O songbook "Ihu - Todos os Sons", que será lançado hoje, reúne a transcrição de 17 canções de tribos indígenas brasileiras. A cantora e compositora Marlui Miranda recolheu letras e músicas e fez um duplo trabalho de tradução: transformou a fala indígena em palavra escrita e as melodias em pautas musicais.
Só esse trabalho já é suficiente para marcar a importância da publicação: registrar uma parte da cultura indígena ameaçada de desaparição. Os próprios índios temem perder a memória de suas lendas e canções -alguns chefes indígenas, com esse temor, já contrataram antropólogos para escrever rituais e lendas que até agora eram secretos e transmitidos apenas oralmente.

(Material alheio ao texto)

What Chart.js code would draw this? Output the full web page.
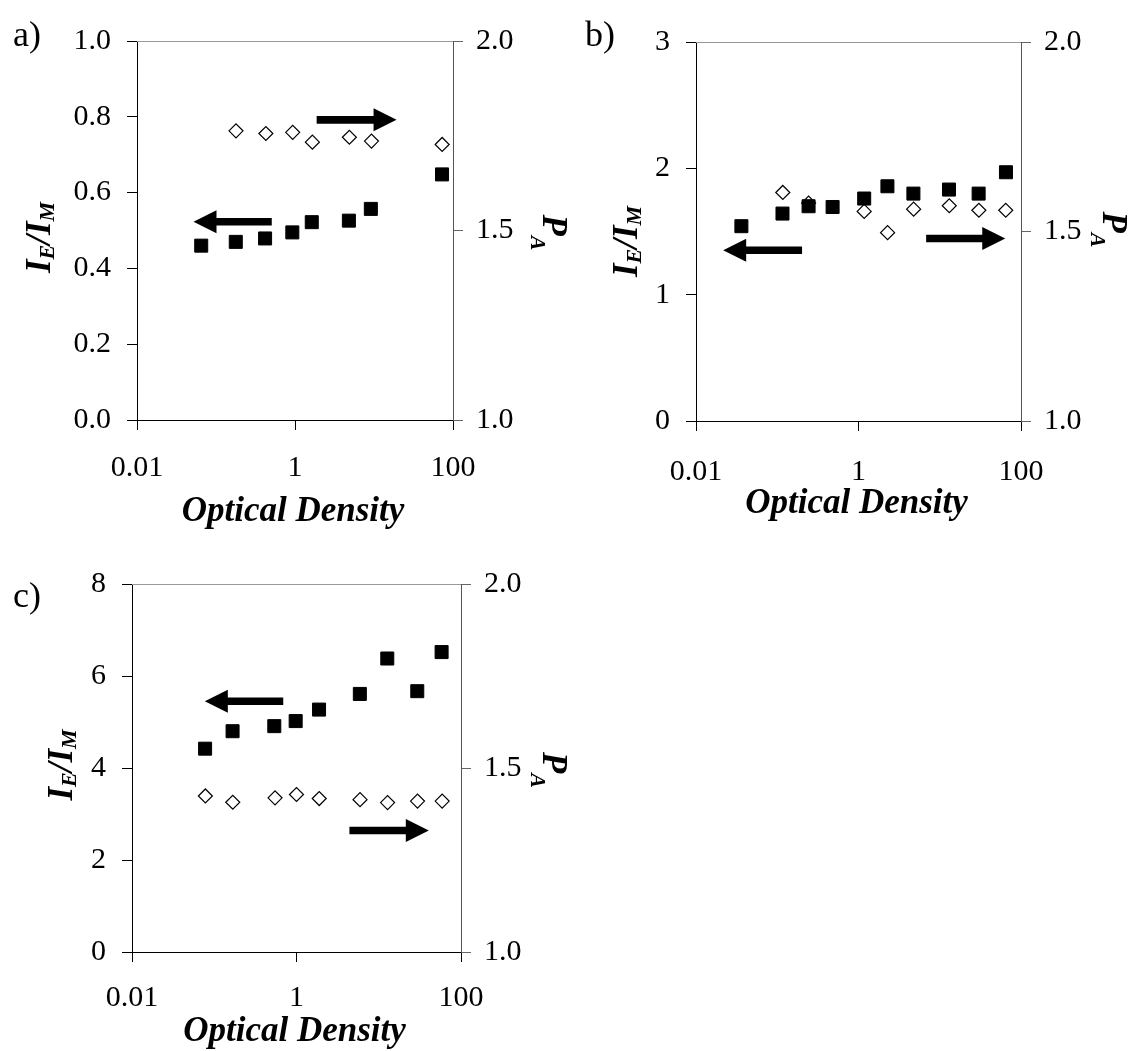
<!DOCTYPE html>
<html>
<head>
<meta charset="utf-8">
<title>Optical density panels</title>
<script src="https://cdn.jsdelivr.net/npm/chart.js@4.4.0/dist/chart.umd.min.js"></script>
<style>
  html, body { margin: 0; padding: 0; background: #fff; }
  #wrap { position: relative; width: 1132px; height: 1051px; overflow: hidden; }
  #wrap canvas { position: absolute; }
</style>
</head>
<body>
<div id="wrap">
  <canvas id="panelA" width="580" height="545" style="left:0;top:0;width:580px;height:545px"></canvas>
  <canvas id="panelB" width="572" height="545" style="left:560px;top:0;width:572px;height:545px"></canvas>
  <canvas id="panelC" width="580" height="531" style="left:0;top:520px;width:580px;height:531px"></canvas>
</div>
<script>
// ---- shared axis ticks ----
const xTicks = [0.01, 1, 100];
const xTickLabels = ['0.01', '1', '100'];
const paTicks = [1.0, 1.5, 2.0];
const paTickLabels = ['1.0', '1.5', '2.0'];

// ---- panel a) ----
const aRatioTicks = [0, 0.2, 0.4, 0.6, 0.8, 1.0];
const aRatioTickLabels = ['0.0', '0.2', '0.4', '0.6', '0.8', '1.0'];
const aOdRatio = [0.065, 0.178, 0.418, 0.925, 1.63, 4.81, 9.12, 72.6];
const aRatio = [0.460, 0.470, 0.479, 0.495, 0.522, 0.526, 0.557, 0.648];
const aOdPa = [0.179, 0.428, 0.935, 1.66, 4.88, 9.29, 72.9];
const aPa = [1.763, 1.756, 1.759, 1.733, 1.746, 1.736, 1.727];
const aArrowFrom = [0.508, 1.88];
const aArrowTo = [0.0519, 19.3];
const aArrowY = [0.523, 0.792];

// ---- panel b) ----
const bRatioTicks = [0, 1, 2, 3];
const bRatioTickLabels = ['0', '1', '2', '3'];
const bOdRatio = [0.0362, 0.116, 0.243, 0.480, 1.175, 2.27, 4.74, 13.0, 30.1, 65.3];
const bRatio = [1.542, 1.642, 1.700, 1.694, 1.761, 1.858, 1.800, 1.832, 1.800, 1.969];
const bOdPa = [0.117, 0.243, 1.175, 2.28, 4.77, 13.1, 30.3, 64.9];
const bPa = [1.603, 1.575, 1.553, 1.497, 1.559, 1.568, 1.556, 1.556];
const bArrowFrom = [0.202, 6.8];
const bArrowTo = [0.0216, 64];
const bArrowY = [1.352, 1.444];

// ---- panel c) ----
const cRatioTicks = [0, 2, 4, 6, 8];
const cRatioTickLabels = ['0', '2', '4', '6', '8'];
const cOdRatio = [0.0774, 0.167, 0.537, 0.977, 1.88, 5.89, 12.7, 29.4, 58.1];
const cRatio = [4.42, 4.80, 4.91, 5.02, 5.27, 5.61, 6.38, 5.67, 6.52];
const cOdPa = [0.078, 0.168, 0.548, 1.0, 1.89, 5.92, 12.8, 29.6, 59.0];
const cPa = [1.424, 1.407, 1.419, 1.428, 1.417, 1.414, 1.406, 1.410, 1.410];
const cArrowFrom = [0.69, 4.4];
const cArrowTo = [0.0768, 40.6];
const cArrowY = [5.45, 2.64];

const SERIF = "'Liberation Serif', 'Times New Roman', serif";

// draw a run of [text, isSub] pieces centred on 0, baseline at y=0
function drawRun(ctx, parts, bigSize, subSize, drop) {
  const fontFor = sub => `italic bold ${sub ? subSize : bigSize}px ${SERIF}`;
  let total = 0;
  parts.forEach(([t, sub]) => { ctx.font = fontFor(sub); total += ctx.measureText(t).width; });
  let x = -total / 2;
  parts.forEach(([t, sub]) => {
    ctx.font = fontFor(sub);
    ctx.fillText(t, x, sub ? drop : 0);
    x += ctx.measureText(t).width;
  });
}

// frame top line, arrows, axis titles and panel letter
const deco = {
  id: 'deco',
  afterDraw(chart, args, o) {
    const { ctx, chartArea: ca, scales } = chart;
    const midY = (ca.top + ca.bottom) / 2;
    ctx.save();

    ctx.strokeStyle = '#999';
    ctx.lineWidth = 1;
    ctx.beginPath();
    ctx.moveTo(ca.left, Math.round(ca.top) + 0.5);
    ctx.lineTo(ca.right, Math.round(ca.top) + 0.5);
    ctx.stroke();

    ctx.fillStyle = '#000';
    o.arrowFrom.forEach((f, i) => {
      const x0 = scales.x.getPixelForValue(f);
      const x1 = scales.x.getPixelForValue(o.arrowTo[i]);
      const y = scales.y.getPixelForValue(o.arrowY[i]);
      const d = Math.sign(x1 - x0), head = 23, half = 11.5, shaft = 3.8;
      ctx.beginPath();
      ctx.moveTo(x0, y - shaft);
      ctx.lineTo(x1 - d * head, y - shaft);
      ctx.lineTo(x1 - d * head, y - half);
      ctx.lineTo(x1, y);
      ctx.lineTo(x1 - d * head, y + half);
      ctx.lineTo(x1 - d * head, y + shaft);
      ctx.lineTo(x0, y + shaft);
      ctx.closePath();
      ctx.fill();
    });

    ctx.textBaseline = 'alphabetic';
    ctx.textAlign = 'left';

    // x title
    ctx.save();
    ctx.translate((ca.left + ca.right) / 2 - 2, ca.bottom + o.xTitleDy);
    drawRun(ctx, [['Optical Density', false]], 35, 35, 0);
    ctx.restore();

    // left title I_E/I_M
    ctx.save();
    ctx.translate(ca.left + o.yTitleDx, midY + o.yTitleDy);
    ctx.rotate(-Math.PI / 2);
    drawRun(ctx, [['I', false], ['E', true], ['/I', false], ['M', true]], 35, 22, 4);
    ctx.restore();

    // right title P_A
    ctx.save();
    ctx.translate(ca.right + o.paTitleDx, midY + o.paTitleDy);
    ctx.rotate(Math.PI / 2);
    drawRun(ctx, [['P', false], ['A', true]], 35, 22, 12);
    ctx.restore();

    // panel letter
    ctx.font = `36px ${SERIF}`;
    ctx.fillText(o.letter, o.letterX, o.letterY);

    ctx.restore();
  }
};

function buildPanel(id, p) {
  const tickFont = { family: SERIF, size: 30 };
  const axisGrid = color => ({ display: true, drawOnChartArea: false, drawTicks: true, tickLength: 10, color: color, lineWidth: 1 });
  return new Chart(document.getElementById(id), {
    type: 'scatter',
    data: {
      datasets: [
        {
          data: p.odRatio.map((x, i) => ({ x: x, y: p.ratio[i] })),
          yAxisID: 'y', pointStyle: 'rect', pointRadius: 9.2,
          backgroundColor: '#000', borderColor: '#000', borderWidth: 1
        },
        {
          data: p.odPa.map((x, i) => ({ x: x, y: p.pa[i] })),
          yAxisID: 'y2', pointStyle: 'rectRot', pointRadius: 7,
          backgroundColor: '#fff', borderColor: '#000', borderWidth: 1.2
        }
      ]
    },
    options: {
      responsive: false,
      animation: false,
      events: [],
      layout: { padding: { top: p.padTop, left: 0, right: 0, bottom: 0 } },
      plugins: {
        legend: { display: false },
        tooltip: { enabled: false },
        deco: p.deco
      },
      scales: {
        x: {
          type: 'logarithmic', position: 'bottom', min: 0.01, max: 100,
          afterBuildTicks: s => { s.ticks = xTicks.map(v => ({ value: v })); },
          afterFit: s => { s.height = p.xHeight; },
          ticks: { callback: (v, i) => xTickLabels[i], font: tickFont, color: '#000', padding: p.xPad, autoSkip: false, maxRotation: 0 },
          grid: axisGrid('#000'),
          border: { display: true, color: '#000', width: 1 }
        },
        y: {
          type: 'linear', position: 'left', min: 0, max: p.yMax,
          afterBuildTicks: s => { s.ticks = p.yTicks.map(v => ({ value: v })); },
          afterFit: s => { s.width = p.leftWidth; },
          ticks: { callback: (v, i) => p.yTickLabels[i], font: tickFont, color: '#000', padding: 16 },
          grid: axisGrid('#000'),
          border: { display: true, color: '#000', width: 1 }
        },
        y2: {
          type: 'linear', position: 'right', min: 1, max: 2,
          afterBuildTicks: s => { s.ticks = paTicks.map(v => ({ value: v })); },
          afterFit: s => { s.width = p.rightWidth; },
          ticks: { callback: (v, i) => paTickLabels[i], font: tickFont, color: '#000', padding: 13 },
          grid: axisGrid('#666'),
          border: { display: true, color: '#555', width: 1 }
        }
      }
    },
    plugins: [deco]
  });
}

buildPanel('panelA', {
  odRatio: aOdRatio, ratio: aRatio, odPa: aOdPa, pa: aPa,
  yMax: 1, yTicks: aRatioTicks, yTickLabels: aRatioTickLabels,
  padTop: 41, xHeight: 125, leftWidth: 137, rightWidth: 127, xPad: 20,
  deco: { arrowFrom: aArrowFrom, arrowTo: aArrowTo, arrowY: aArrowY,
          xTitleDy: 101, yTitleDx: -87, yTitleDy: 7, paTitleDx: 90, paTitleDy: 2,
          letter: 'a)', letterX: 13, letterY: 46 }
});

buildPanel('panelB', {
  odRatio: bOdRatio, ratio: bRatio, odPa: bOdPa, pa: bPa,
  yMax: 3, yTicks: bRatioTicks, yTickLabels: bRatioTickLabels,
  padTop: 42, xHeight: 124, leftWidth: 136, rightWidth: 111, xPad: 23,
  deco: { arrowFrom: bArrowFrom, arrowTo: bArrowTo, arrowY: bArrowY,
          xTitleDy: 92, yTitleDx: -59, yTitleDy: 10, paTitleDx: 82, paTitleDy: -2,
          letter: 'b)', letterX: 25, letterY: 46 }
});

buildPanel('panelC', {
  odRatio: cOdRatio, ratio: cRatio, odPa: cOdPa, pa: cPa,
  yMax: 8, yTicks: cRatioTicks, yTickLabels: cRatioTickLabels,
  padTop: 64, xHeight: 99, leftWidth: 132, rightWidth: 119, xPad: 18,
  deco: { arrowFrom: cArrowFrom, arrowTo: cArrowTo, arrowY: cArrowY,
          xTitleDy: 89, yTitleDx: -60, yTitleDy: -3, paTitleDx: 82, paTitleDy: 2,
          letter: 'c)', letterX: 13, letterY: 87 }
});
</script>
</body>
</html>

Assim, ao mesmo tempo em que dá, para o mundo branco, acesso à cultura musical nativa, Marlui garante aos próprios índios a permanência de parte de sua tradição.
Esse valor antropológico, etnográfico, não esgota os objetivos de "Ihu". Marlui acredita que seu trabalho poderá iniciar o processo de inserção da musicalidade indígena na música popular brasileira.

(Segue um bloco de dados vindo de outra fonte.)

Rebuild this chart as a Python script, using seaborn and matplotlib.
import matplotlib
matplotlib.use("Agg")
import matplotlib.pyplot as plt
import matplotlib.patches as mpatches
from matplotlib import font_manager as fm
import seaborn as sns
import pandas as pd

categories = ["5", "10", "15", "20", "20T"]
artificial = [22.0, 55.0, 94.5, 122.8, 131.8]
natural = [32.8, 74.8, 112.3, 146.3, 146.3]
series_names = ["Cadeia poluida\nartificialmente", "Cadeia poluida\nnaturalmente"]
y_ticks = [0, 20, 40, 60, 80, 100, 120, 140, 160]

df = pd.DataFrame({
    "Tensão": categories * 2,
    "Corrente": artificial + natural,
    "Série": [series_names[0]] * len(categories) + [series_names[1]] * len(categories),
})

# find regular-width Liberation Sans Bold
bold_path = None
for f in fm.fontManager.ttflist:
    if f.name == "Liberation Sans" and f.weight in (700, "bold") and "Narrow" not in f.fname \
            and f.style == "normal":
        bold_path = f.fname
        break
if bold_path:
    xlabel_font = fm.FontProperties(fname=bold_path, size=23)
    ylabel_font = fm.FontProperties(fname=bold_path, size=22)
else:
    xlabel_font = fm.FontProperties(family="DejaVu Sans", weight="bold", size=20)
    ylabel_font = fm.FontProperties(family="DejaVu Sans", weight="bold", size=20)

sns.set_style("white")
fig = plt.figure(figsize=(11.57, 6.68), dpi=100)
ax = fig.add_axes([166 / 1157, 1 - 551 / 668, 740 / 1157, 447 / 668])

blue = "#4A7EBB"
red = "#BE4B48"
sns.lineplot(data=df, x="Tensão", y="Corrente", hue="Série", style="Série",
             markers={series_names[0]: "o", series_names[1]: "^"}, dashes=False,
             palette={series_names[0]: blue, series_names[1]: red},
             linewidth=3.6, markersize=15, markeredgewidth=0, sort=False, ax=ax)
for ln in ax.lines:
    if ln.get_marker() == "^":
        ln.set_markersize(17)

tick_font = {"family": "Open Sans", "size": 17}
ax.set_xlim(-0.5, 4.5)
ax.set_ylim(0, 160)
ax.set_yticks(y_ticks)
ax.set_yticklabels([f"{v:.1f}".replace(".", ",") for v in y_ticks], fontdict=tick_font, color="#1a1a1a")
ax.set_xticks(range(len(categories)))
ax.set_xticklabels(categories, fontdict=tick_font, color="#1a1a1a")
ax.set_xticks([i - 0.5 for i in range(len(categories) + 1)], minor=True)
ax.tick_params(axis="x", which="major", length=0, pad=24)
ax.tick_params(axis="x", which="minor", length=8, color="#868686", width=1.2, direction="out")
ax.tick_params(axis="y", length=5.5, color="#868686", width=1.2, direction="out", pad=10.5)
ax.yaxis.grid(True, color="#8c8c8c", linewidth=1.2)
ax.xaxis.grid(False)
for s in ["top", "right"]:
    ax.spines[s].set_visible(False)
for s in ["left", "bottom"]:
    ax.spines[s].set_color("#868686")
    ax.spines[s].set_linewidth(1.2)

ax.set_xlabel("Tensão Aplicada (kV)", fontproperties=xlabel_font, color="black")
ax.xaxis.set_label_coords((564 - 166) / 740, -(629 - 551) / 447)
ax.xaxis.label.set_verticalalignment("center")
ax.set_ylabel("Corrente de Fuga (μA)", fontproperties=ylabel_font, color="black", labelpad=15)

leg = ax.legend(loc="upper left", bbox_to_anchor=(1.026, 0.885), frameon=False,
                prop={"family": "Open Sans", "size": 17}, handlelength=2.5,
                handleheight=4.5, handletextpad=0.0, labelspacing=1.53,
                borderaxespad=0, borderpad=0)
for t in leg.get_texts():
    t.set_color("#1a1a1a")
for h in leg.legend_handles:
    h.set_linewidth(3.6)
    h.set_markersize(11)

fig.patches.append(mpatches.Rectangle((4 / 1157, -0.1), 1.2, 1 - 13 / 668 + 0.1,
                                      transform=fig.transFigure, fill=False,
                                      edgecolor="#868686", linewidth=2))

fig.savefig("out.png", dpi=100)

"Eu gostaria que essa base musical, pouco conhecida, fizesse parte de nosso cancioneiro de forma mais ampla, mais popular", diz Marlui. "São músicas com as quais você se emociona."
As músicas incluídas neste songbook já foram lançadas em CD por Marlui Miranda, em abril do ano passado. "Esta é apenas a primeira fase do trabalho. Eu tenho dezenas de outras canções já recolhidas", afirma a cantora.
O recolhimento começou em 1978, quando Marlui fez sua primeira viagem para tribos indígenas da Amazônia. Depois, nova viagem em 1981 e um ano de contato com índios nas filmagens de "Brincando nos Campos do Senhor", de Hector Babenco.
O contato direto permitiu a Marlui Miranda transformar o songbook em algo que ultrapassa o interesse apenas de músicos ou pesquisadores. Junto a cada canção, há uma introdução com informações sobre a cultura da tribo de onde foi retirada a canção.
Isso permite ao não-músico descobrir, por exemplo, que, para os caiapó, dar nome a alguém é muito mais do que uma designação aleatória. Trata-se de um ritual que pode durar vários meses e o "batismo" culmina em uma festa. Marlui recolheu a canção desse ritual final da nominação, "Bep".
O mesmo tipo de informação acompanha cada partitura: colheita da mandioca ("Kworo Kango"), primeira menstruação ("Hai Nai Hai"), preparo de remédios ("Yny Maj Hyrynh") ou mitos que lembram o dilúvio ("Ju Paraná") e a criação do homem ("Mekô Merewá") da tradição judaico-cristã.